Даже некоторые слова у них одни и те же.
И — разные!
— Ты же ведь весь в меня, — словно бы уговаривая, продолжал отец. — И мы с тобой — однолюбы! Ты хоть что-нибудь сделал для того, чтобы спасти свое счастье?
— Ну… попробовал все разузнать через Ваню, — признался Стас.
— И что?
— Да его даже к телефону не подозвали!
— Что — рана открылась? Точнее, раны! — обеспокоился — теперь уже о Ване — как никто другой чуткий и сострадательный к чужой боли Сергей Сергеевич.
— Нет, просто он, видать, на чьей-то свадьбе гуляет.
— Надеюсь, не на своей? Рановато еще ему после такого ранения — шутка ли, на гранату, чтобы других спасти, лег — прыгать и бегать.
— Да нет, он бы предупредил! Единственное, что я узнал — из госпиталя его выписали.
— Ну, тогда до своей свадьбы, тем более, все заживет! — сразу успокоился Сергей Сергеевич и снова вернулся к главной теме. — Допустим, ты не станешь сейчас бороться… отвлечешься другими делами… может, даже запретишь себе думать о ней… потом женишься. Но — полностью счастлив уже не будешь. Мне, например, очень повезло с мамой. Но я знаю и одного человека, у которого есть все: слава, почет, деньги — а личного счастья, как ни крути, нет!
«Постой-постой… — вдруг промелькнуло в голове Стаса. — Отец в последние годы очень сдружился с Владимиром Всеволодовичем… Ходит к нему в гости… В кабинете у того, прямо над рабочим столом, висит фотография Насти — жены его друга, отца Тихона, до того, как он стал старцем-монахом… Владимир Всеволодович никогда не был женат — до самой смерти старенькой матери так и коротал с ней холостяцкую жизнь… И теперь живет один... А это значит…
И он спросил:
— Ты это… про Владимира Всеволодовича?
Отец слегка замялся и, не желая ни лгать, ни отвечать прямо, сказал:
— Как говорили в древности — ты сказал.
Стас с некоторым удивлением посмотрел на отца.
Вот что значит общение с историком!
Ведь мало кто знает, что этот словесный оборот на Древнем Востоке, который, кстати, упомянут и в ответе Иисуса Христа — Понтию Пилату, означал весьма осторожный, но утвердительный ответ.
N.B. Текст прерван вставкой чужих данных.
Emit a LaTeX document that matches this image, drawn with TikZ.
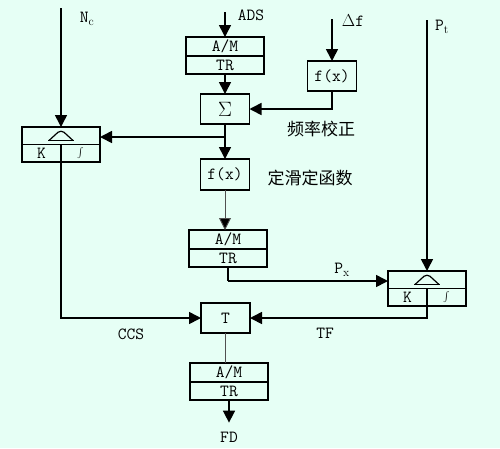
\documentclass[tikz,border=0pt]{standalone}
\usepackage{fontspec}
\usetikzlibrary{arrows.meta}
\newfontfamily\cjkf{Noto Sans CJK SC}
\definecolor{bg}{RGB}{230,255,245}
\definecolor{thinc}{RGB}{80,80,80}
\tikzset{
  box/.style={draw, line width=1.5pt, inner sep=0pt, outer sep=0pt, font=\ttfamily\fontsize{17}{17}\selectfont},
  wide/.style={minimum width=78pt},
  half/.style={minimum width=39pt, minimum height=17.5pt},
  small/.style={minimum width=49pt, minimum height=30pt},
  lbl/.style={inner sep=1pt, font=\ttfamily\fontsize{17}{17}\selectfont},
  cjk/.style={inner sep=1pt, font=\cjkf\fontsize{17}{17}\selectfont},
  ln/.style={line width=1.6pt},
  arr/.style={line width=1.6pt, -{Triangle[width=12pt,length=12pt]}},
  thinarr/.style={line width=0.9pt, draw=thinc, -{Triangle[width=12pt,length=12pt,fill=black]}},
  thinln/.style={line width=0.9pt, draw=thinc},
  hat/.style={line width=1.2pt}
}
\begin{document}
\begin{tikzpicture}[x=1pt,y=-1pt]
\fill[bg] (0,0) rectangle (500,448);
\useasboundingbox (0,0) rectangle (500,448);

% middle column
\node[box, wide, minimum height=19pt] (A1) at (225,46.5) {A/M};
\node[box, wide, minimum height=18pt] (A2) at (225,65) {TR};
\node[box, small, font=\fontsize{20}{20}\selectfont] (S) at (225,109) {$\Sigma$};
\node[box, small, minimum height=31pt] (F2) at (225,174.5) {f(x)};
\node[box, wide, minimum height=19pt] (M1) at (228,239.5) {A/M};
\node[box, wide, minimum height=18pt] (M2) at (228,258) {TR};
\node[box, small] (T) at (225.5,318) {T};
\node[box, wide, minimum height=19pt] (B1) at (229,372.5) {A/M};
\node[box, wide, minimum height=18pt] (B2) at (229,391) {TR};
\node[lbl] (FD) at (229,437) {FD};

% frequency correction block
\node[box, small] (F1) at (332,76) {f(x)};

% left integrator
\node[box, wide, minimum height=17.5pt] (Lt) at (61,135.75) {};
\node[box, half] (LK) at (41.5,153.25) {K};
\node[box, half, font=\fontsize{17}{17}\selectfont] (LI) at (80.5,153.25) {$\int$};

% right integrator
\node[box, wide, minimum height=17.5pt] (Rt) at (427,279.75) {};
\node[box, half] (RK) at (407.5,297.25) {K};
\node[box, half, font=\fontsize{17}{17}\selectfont] (RI) at (446.5,297.25) {$\int$};

% hats
\foreach \n in {Lt,Rt}{
  \draw[hat] ([shift={(-13,4.75)}]\n.center) -- ([shift={(13,4.75)}]\n.center);
  \draw[hat] ([shift={(-12,4.75)}]\n.center) -- ([shift={(-3,-3.5)}]\n.center)
     .. controls ([shift={(-1,-4.8)}]\n.center) and ([shift={(1,-4.8)}]\n.center) .. ([shift={(3,-3.5)}]\n.center) -- ([shift={(12,4.75)}]\n.center);
}

% labels
\node[lbl] (nc) at (87,19) {N$_{\mathrm{c}}$};
\node[lbl] (ads) at (251,15) {ADS};
\node[lbl] (df) at (353,21) {$\Delta$f};
\node[lbl] (pt) at (442,27) {P$_{\mathrm{t}}$};
\node[lbl] (px) at (342,270) {P$_{\mathrm{x}}$};
\node[lbl] (ccs) at (131,334) {CCS};
\node[lbl] (tf) at (325,333) {TF};
\node[cjk] (fc) at (321,129) {频率校正};
\node[cjk] (hf) at (310,178) {定滑定函数};

% connectors
\coordinate (ncs) at (61,8);
\draw[arr] (ncs) -- (Lt.north);
\coordinate (adss) at (225,12);
\draw[arr] (adss) -- (A1.north);
\draw[arr] (A2.south) -- (S.north);
\coordinate (j1) at (225,137);
\draw[ln] (S.south) -- (j1);
\draw[arr] (j1) -- (F2.north);
\draw[arr] (j1) -- (j1 -| Lt.east);
\coordinate (dfs) at (332,19);
\draw[arr] (dfs) -- (F1.north);
\draw[arr] (F1.south) |- (S.east);
\draw[thinarr] (F2.south) -- (F2.south |- M1.north);
\coordinate (j2) at (228,281);
\draw[ln] (M2.south) -- (j2);
\draw[arr] (j2) -- (j2 -| Rt.west);
\coordinate (pts) at (427,20);
\draw[arr] (pts) -- (Rt.north);
\draw[arr] (LK.south east) |- (T.west);
\draw[arr] (RK.south east) |- (T.east);
\draw[thinln] (T.south) -- (T.south |- B1.north);
\draw[arr, shorten >=8pt] (B2.south) -- (FD.north);
\end{tikzpicture}
\end{document}
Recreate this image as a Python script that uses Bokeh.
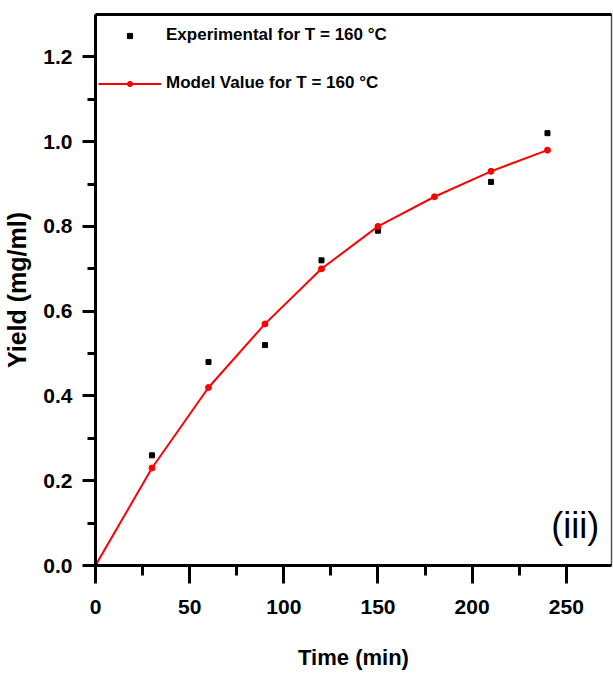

То есть, в переводе на наш современный язык это звучало бы:
«Да, это так!»
Судя по позвякивающим звукам из-за двери, мама уже налила им чай и теперь размешивала в бокалах сахар.
Мужу — пять ложек.
Мозг академика должен получать достаточную поддержку.
Стасу пока три.
Сергей Сергеевич тоже заметил это.
И, виновато покашляв, сказал:
— Ты только вот что… Маме о том, что я тебе сейчас сказал, не говори.